After I posted a less than complimentary opinion about the Hop Leaf pub I received an email from a local CAMRA officer requesting that I give the pub another chance. So, in the spirit of fairness, Mr & Mrs Fueled by Beer have done just that…
Our pub visits are generally limited to weekends and the Hop Leaf is no exception: our first visit was on a Saturday evening in mid-July, this revisit was on a Sunday evening in late September. We encountered essentially the same conditions both times.
By this I mean the same dynamics of clientele and staff were present: way too quiet for a Saturday, about what we’d expect on a Sunday. Nothing in our latest experience gave us any reason to change the opinions we acquired from the first time we were there.
In my original post I observed that the pub is not Cask Marque accredited – this is still the case. And I also questioned the Hop Leaf’s designation by the local CAMRA branch as a LocAle pub. It was explained to me that while the house Hop Back ales may not qualify as LocAles, accreditation was granted for 2013 by virtue of the pub offering guest ales that do meet LocAle criteria.
However in the same email it was mentioned that owner Hop Back Brewery recently directed the pub to cease offering guest ales. So I’ll stick to my original assertion that this pub is neither Cask Marque accredited or deserving of LocAle accreditation.
One hugely disappointing thing we did not encounter previously, as far as we know, but certainly did on this occasion, was poorly conditioned beer. The Americans have a great term to describe ‘off’ beer: as “Skunked”. If you’ve ever caught whiff of the odor emitted by North America’s much-maligned critter you’ll know why.
Skunk spray contains a high sulfur content and ‘off’ beer has a distinctly sulfurous odor that is unmistakable. And if the beer is really off not only will it smell like someone farted in the glass, it can taste like… too.
Unfortunately my pint of Redsell’s EKG on this second visit smelled and tasted “skunky”. This can be due to a variety of factors ranging from contaminated mash back at the brewery to poor temperature control in the pub’s cellar. Either way, my experience this time around was enough to put me off Hop Back beers and the Hop Leaf pub for the foreseeable future.
Conclusion: with so many excellent real ale breweries in the Reading area, and pubs in Reading town center supporting them. I feel no further need to spend time at the Hop Leaf.

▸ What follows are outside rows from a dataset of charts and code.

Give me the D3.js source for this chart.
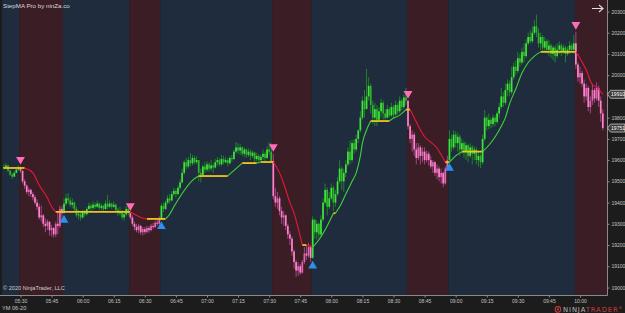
<!DOCTYPE html>
<html><head><meta charset="utf-8">
<script src="https://cdn.jsdelivr.net/npm/d3@7/dist/d3.min.js"></script>
<style>
body{margin:0;background:#1c1c1c;}
svg{display:block;font-family:"Liberation Sans",Arial,sans-serif;}
</style></head><body>
<svg width="625" height="313" viewBox="0 0 625 313"></svg>
<script>
// YM 06-20, 1 minute bars, first bar 05:22
const startMinute = 5 * 60 + 22;
const firstOpen = 19560;

const close = [
  19568,19575,19550,19532,19522,19540,19555,19565,
  19550,19500,19480,19450,19460,19440,19425,19400,19380,19330,19340,19300,19290,19310,19270,19280,19250,19300,19290,19370,19350,
  19395,19420,19410,19390,19400,19370,19340,19345,19330,19355,19345,19370,19385,19375,19390,19380,19395,19375,19385,19370,19395,19380,19395,19380,19390,19365,19350,19360,19330,19345,19370,19350,
  19330,19300,19285,19270,19290,19260,19275,19262,19280,19270,19290,19285,19305,19300,19320,
  19385,19370,19400,19420,19410,19440,19455,19440,19470,19495,
  19540,19590,19570,19600,19585,19610,19590,19600,19540,19530,
  19570,19555,19580,19560,19575,19565,19590,19600,19580,19605,
  19590,19600,19585,19610,19605,19640,19660,19645,19660,19630,
  19650,19625,19640,19620,19635,19605,19620,19600,19615,19630,
  19610,19650,19640,19595,
  19430,19400,19420,19360,19330,19340,19290,19250,19230,19170,19120,19080,19100,19070,19120,19160,19150,19190,19140,
  19320,19260,19300,19250,19320,19400,19460,19380,19420,19470,
  19400,19440,19500,19560,19500,19540,19580,19640,19600,19680,
  19650,19700,19740,19800,19880,19840,19900,19950,19860,19800,
  19840,19790,19830,19870,19820,19800,19840,19810,19850,19815,
  19860,19830,19880,19850,19895,19880,
  19760,19700,19720,19650,19610,19660,19620,19640,19600,19630,
  19600,19570,19590,19540,19560,19520,19540,19490,19560,19600,
  19700,19660,19720,19680,19710,19650,19680,19640,19670,19620,
  19660,19630,19650,19600,19620,19590,19700,19800,19760,19790,
  19770,19800,19780,19820,19850,19900,19870,19930,19960,19920,
  19990,20040,20020,20080,20060,20110,20090,20150,20180,20160,
  20200,20230,20200,20150,20180,20130,20160,20120,20140,20100,
  20130,20090,20120,20140,20110,20130,20100,20120,20140,20120,
  20150,
  20050,19990,20010,19960,19900,19940,19850,19880,19930,19890,19940,19880,19820,19751
];

const high = [
  19580,19585,19578,19552,19540,19548,19565,19575,
  19570,19545,19510,19485,19470,19465,19450,19435,19415,19395,19385,19345,19325,19320,19310,19295,19285,19310,19360,19385,19385,
  19420,19440,19445,19425,19420,19405,19380,19365,19355,19365,19365,19380,19400,19395,19405,19400,19410,19400,19395,19390,19410,19436,19410,19400,19405,19395,19375,19380,19365,19360,19385,19380,
  19352,19340,19310,19300,19300,19295,19285,19285,19290,19290,19300,19305,19315,19325,19335,
  19395,19400,19410,19435,19440,19455,19470,19465,19480,19510,
  19560,19600,19610,19615,19633,19625,19620,19618,19600,19560,
  19580,19590,19595,19590,19600,19585,19605,19615,19610,19625,
  19620,19615,19610,19620,19625,19650,19685,19680,19675,19665,
  19660,19655,19655,19650,19645,19640,19635,19630,19625,19650,
  19640,19665,19685,19680,
  19630,19470,19450,19430,19380,19360,19345,19300,19265,19240,19180,19130,19120,19110,19130,19190,19200,19210,19200,
  19335,19320,19315,19305,19340,19420,19490,19470,19450,19490,
  19480,19460,19520,19600,19570,19560,19600,19660,19690,19695,
  19700,19720,19745,19830,19900,19930,20030,19990,19960,19880,
  19870,19860,19850,19890,19880,19840,19860,19850,19870,19860,
  19880,19870,19900,19890,19910,19940,
  19865,19770,19740,19730,19680,19680,19670,19660,19660,19645,
  19640,19620,19600,19595,19580,19570,19560,19545,19570,19620,
  19740,19720,19740,19735,19730,19720,19700,19690,19685,19675,
  19680,19670,19665,19660,19640,19630,19720,19836,19810,19820,
  19800,19815,19810,19830,19870,19940,19920,19960,19980,19975,
  20040,20060,20070,20110,20100,20130,20150,20170,20200,20210,
  20230,20260,20285,20220,20200,20190,20180,20170,20165,20150,
  20140,20140,20150,20160,20150,20145,20140,20135,20160,20150,
  20190,
  20205,20060,20040,20020,19980,19960,19950,19900,19960,19940,19965,19950,19900,19840
];

const low = [
  19555,19560,19545,19525,19512,19520,19538,19550,
  19540,19490,19465,19440,19430,19425,19410,19390,19365,19320,19310,19285,19260,19270,19245,19240,19235,19238,19250,19280,19320,
  19350,19385,19395,19380,19375,19355,19330,19320,19315,19325,19335,19340,19365,19360,19365,19370,19375,19365,19365,19360,19365,19370,19375,19370,19375,19355,19335,19340,19320,19315,19335,19340,
  19320,19290,19270,19260,19255,19248,19245,19250,19255,19258,19265,19275,19280,19290,19295,
  19350,19355,19365,19390,19395,19405,19430,19425,19435,19460,
  19490,19530,19555,19560,19570,19575,19580,19580,19500,19495,
  19520,19540,19545,19545,19550,19540,19560,19575,19570,19575,
  19580,19585,19570,19580,19590,19600,19630,19630,19625,19620,
  19615,19610,19615,19600,19610,19590,19595,19585,19590,19600,
  19590,19605,19625,19590,
  19415,19380,19370,19340,19300,19290,19270,19230,19200,19150,19090,19050,19055,19060,19065,19110,19130,19140,19120,
  19135,19230,19225,19235,19240,19310,19390,19340,19370,19410,
  19360,19380,19430,19490,19460,19450,19520,19570,19580,19590,
  19630,19640,19680,19730,19790,19800,19860,19880,19820,19770,
  19760,19760,19780,19800,19790,19790,19795,19800,19805,19800,
  19810,19815,19820,19835,19840,19860,
  19745,19680,19640,19620,19580,19600,19580,19590,19580,19590,
  19575,19560,19540,19525,19510,19500,19490,19472,19485,19550,
  19595,19640,19650,19660,19640,19620,19630,19610,19600,19590,
  19610,19580,19600,19580,19570,19563,19580,19690,19740,19745,
  19750,19755,19760,19770,19800,19840,19850,19860,19900,19900,
  19910,19980,20000,20010,20040,20050,20060,20080,20140,20150,
  20150,20190,20180,20130,20120,20110,20110,20100,20090,20080,
  20070,20060,20080,20100,20090,20100,20060,20090,20100,20110,
  20100,
  20030,19970,19960,19945,19870,19880,19830,19820,19860,19870,19880,19850,19780,19740
];

// StepMA trend flips (bar index) and new direction
const switchBars = [8, 29, 61, 76, 130, 149, 195, 215, 276];
const switchDirs = [-1, 1, -1, 1, -1, 1, -1, 1, -1];

// StepMA line, read at bar indexes
const maIndex = [0,10,14,17,21,23,25, 61,63,66,69, 78,80,82,86,91,94, 108,112,115, 122,124,
  130,133,135,138,140,142,144, 146,149, 152,156,159,160,162,165,168,170,172,173,175,177,
  186,188,191,194, 196,198,201,203,206,209,211,213, 215,218,221,
  231,234,237,240,242,244,247,250,253,256,259, 276,278,281,284,286,289];
const maValue = [19563,19563,19540,19483,19422,19380,19356, 19356,19345,19330,19323, 19323,19345,19380,19443,19505,19525, 19525,19560,19586, 19586,19591,
  19591,19540,19490,19400,19350,19280,19200, 19200,19190, 19225,19290,19350,19350,19380,19440,19500,19540,19620,19680,19742,19784,
  19784,19798,19812,19838, 19838,19800,19742,19710,19685,19657,19625,19590, 19590,19620,19640,
  19640,19670,19709,19760,19800,19865,19935,20010,20060,20090,20110, 20110,20080,20024,19955,19944,19910];

const yTicks = [19000,19100,19200,19300,19400,19500,19600,19700,19800,19900,20000,20100,20200,20300];
const xTickLabels = ["05:30","05:45","06:00","06:15","06:30","06:45","07:00","07:15","07:30","07:45",
  "08:00","08:15","08:30","08:45","09:00","09:15","09:30","09:45","10:00"];

const svg = d3.select("svg");
const W = 625, H = 313;
const plot = {left: 2, right: 607, top: 0, bottom: 295};
const axisFont = "Liberation Sans, Arial, sans-serif";

const toMin = s => +s.slice(0, 2) * 60 + +s.slice(3);
const x = d3.scaleLinear().domain([toMin("05:30"), toMin("10:00")]).range([20.5, 580]);
const y = d3.scaleLinear().domain([19000, 20300]).range([287.5, 11.5]);
const bx = i => x(startMinute + i);
const step = bx(1) - bx(0);

// trend per bar
const trend = close.map((d, i) => {
  let t = 1;
  switchBars.forEach((b, k) => { if (i >= b) t = switchDirs[k]; });
  return t;
});

svg.append("rect").attr("width", W).attr("height", H).attr("fill", "#1c1c1c");

svg.append("clipPath").attr("id", "clip").append("rect")
  .attr("x", plot.left).attr("y", plot.top)
  .attr("width", plot.right - plot.left).attr("height", plot.bottom - plot.top);

const g = svg.append("g").attr("clip-path", "url(#clip)");

// background bands
const edges = [plot.left].concat(switchBars.map(b => bx(b) - step / 2), [plot.right]);
const bandDirs = [1].concat(switchDirs);
g.selectAll(".band").data(bandDirs).join("rect")
  .attr("x", (d, k) => edges[k])
  .attr("y", plot.top)
  .attr("width", (d, k) => edges[k + 1] - edges[k])
  .attr("height", plot.bottom - plot.top)
  .attr("fill", d => d > 0 ? "#1e2c3d" : "#3b1e25");

// bars
const bars = close.map((c, i) => {
  const o = i ? close[i - 1] : firstOpen;
  return {i, o, c, h: Math.max(high[i], o, c), l: Math.min(low[i], o, c), t: trend[i]};
});
const wickCol = d => d.t > 0 ? "#23802a" : "#a24680";
const bodyCol = d => d.t > 0 ? (d.c >= d.o ? "#3fe63a" : "#2fb52c") : (d.c <= d.o ? "#ff82cf" : "#e065b4");

g.selectAll(".wick").data(bars).join("line")
  .attr("x1", d => bx(d.i)).attr("x2", d => bx(d.i))
  .attr("y1", d => y(d.h)).attr("y2", d => y(d.l))
  .attr("stroke", wickCol).attr("stroke-width", 1);

g.selectAll(".body").data(bars).join("rect")
  .attr("x", d => bx(d.i) - 0.85).attr("width", 1.7)
  .attr("y", d => y(Math.max(d.o, d.c)))
  .attr("height", d => Math.max(1, Math.abs(y(d.o) - y(d.c))))
  .attr("fill", bodyCol);

// StepMA line in runs of same direction
const ma = maIndex.map((d, k) => ({i: d, v: maValue[k]}));
const runs = [];
for (let k = 1; k < ma.length; k++) {
  const dir = Math.sign(ma[k].v - ma[k - 1].v);
  const last = runs[runs.length - 1];
  if (last && last.dir === dir) last.pts.push(ma[k]);
  else runs.push({dir, pts: [ma[k - 1], ma[k]]});
}
const maLine = d3.line().x(d => bx(d.i)).y(d => y(d.v)).curve(d3.curveMonotoneX);
g.selectAll(".ma").data(runs).join("path")
  .attr("d", d => maLine(d.pts))
  .attr("fill", "none")
  .attr("stroke", d => d.dir > 0 ? "#3ed43a" : d.dir < 0 ? "#e8163e" : "#f0c419")
  .attr("stroke-width", d => d.dir === 0 ? 1.8 : 1.1);

// signal triangles
const tri = d3.symbol().type(d3.symbolTriangle).size(34);
g.selectAll(".sig").data(switchBars.map((b, k) => ({b, dir: switchDirs[k]}))).join("path")
  .attr("d", tri)
  .attr("transform", d => d.dir < 0
    ? `translate(${bx(d.b)},${y(bars[d.b].h) - 7}) rotate(180)`
    : `translate(${bx(d.b)},${y(bars[d.b].l) + 7})`)
  .attr("fill", d => d.dir < 0 ? "#ff6cb8" : "#2d8ff0");

// axes
svg.append("line").attr("x1", plot.right + 0.5).attr("x2", plot.right + 0.5)
  .attr("y1", 0).attr("y2", plot.bottom + 0.5).attr("stroke", "#8a8a8a");
svg.append("line").attr("x1", 0).attr("x2", plot.right + 0.5)
  .attr("y1", plot.bottom + 0.5).attr("y2", plot.bottom + 0.5).attr("stroke", "#8a8a8a");

// price markers on the axis: last StepMA value and last close
const markers = [maValue[maValue.length - 1], close[close.length - 1]];

const yAxis = svg.append("g").attr("transform", `translate(${plot.right + 0.5},0)`)
  .call(d3.axisRight(y).tickValues(yTicks.filter(t => markers.every(m => Math.abs(y(t) - y(m)) > 6)))
    .tickSize(2).tickPadding(2).tickFormat(d => d));
const xAxis = svg.append("g").attr("transform", `translate(0,${plot.bottom + 0.5})`)
  .call(d3.axisBottom(x).tickValues(xTickLabels.map(toMin)).tickSize(2).tickPadding(1.5)
    .tickFormat((d, k) => xTickLabels[k]));
[yAxis, xAxis].forEach(a => {
  a.select(".domain").remove();
  a.selectAll("line").attr("stroke", "#8a8a8a");
  a.selectAll("text").attr("fill", "#c4c4c4").attr("font-size", 5).attr("font-family", axisFont);
});

const mk = svg.selectAll(".mk").data(markers).join("g")
  .attr("transform", d => `translate(${plot.right + 0.5},${y(d)})`);
mk.append("path").attr("d", "M0,0 L3,-4 L17.3,-4 L17.3,4 L3,4 Z")
  .attr("fill", "#3c3c3c").attr("stroke", "#c9c9c9").attr("stroke-width", 0.8);
mk.append("text").attr("x", 3.6).attr("y", 1.9).attr("font-size", 5).attr("fill", "#ffffff")
  .attr("font-family", axisFont).text(d => d);

// texts
svg.append("text").attr("x", 3).attr("y", 8).attr("font-size", 6.2).attr("fill", "#d8d8d8")
  .text("StepMA Pro by ninZa.co");
svg.append("text").attr("x", 3).attr("y", 290).attr("font-size", 5.6).attr("fill", "#d0d0d0")
  .text("© 2020 NinjaTrader, LLC");
svg.append("text").attr("x", 2).attr("y", 310).attr("font-size", 5.6).attr("fill", "#c8c8c8")
  .text("YM 06-20");

// scroll arrow, top right
svg.append("path").attr("d", "M592,8.5 L603,8.5 M599,5 L603,8.5 L599,12")
  .attr("fill", "none").attr("stroke", "#e0e0e0").attr("stroke-width", 1.1);

// NinjaTrader logo
const logo = svg.append("g").attr("transform", "translate(555,312)");
logo.append("circle").attr("cx", 3).attr("cy", -2.6).attr("r", 2.8).attr("fill", "none")
  .attr("stroke", "#c23a3a").attr("stroke-width", 1.1);
logo.append("circle").attr("cx", 3).attr("cy", -2.6).attr("r", 1.1).attr("fill", "#c23a3a");
const lt = logo.append("text").attr("x", 8).attr("y", 0).attr("font-size", 6.8)
  .attr("letter-spacing", 0.9).attr("font-family", "DejaVu Sans, sans-serif");
lt.append("tspan").attr("fill", "#b8b8b8").text("NINJA");
lt.append("tspan").attr("fill", "#d33b3b").text("TRADER");
lt.append("tspan").attr("fill", "#d33b3b").attr("font-size", 3.5).attr("dy", -3).text("®");
</script>
</body></html>
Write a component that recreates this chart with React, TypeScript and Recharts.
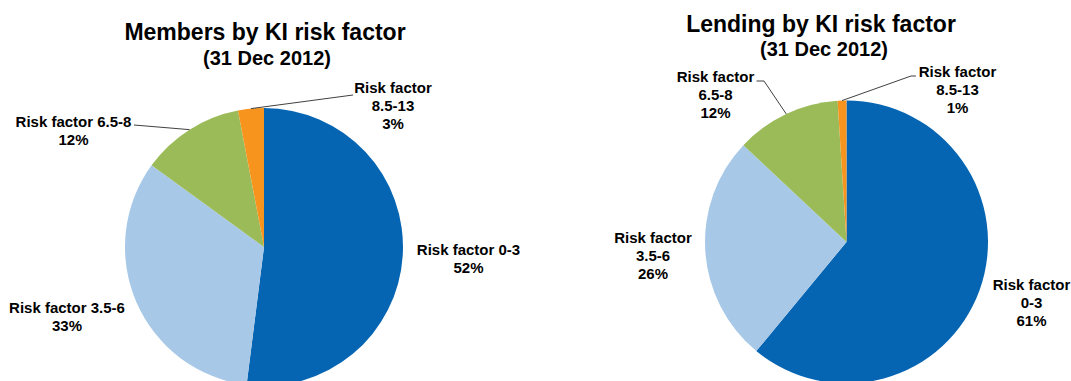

When I speak of local breweries and pubs I refer to the West Berkshire, Wild Weather, Loddon and Binghams breweries, just to name our four nearest. And pubs like the Nags Head, Allied Arms, Ale House and Retreat, which are renowned for their cellar quality. If I come across Hop Back ales in one of these aforementioned pubs, or even one of our local Wetherspoons houses, I’ll maybe give them another try sometime.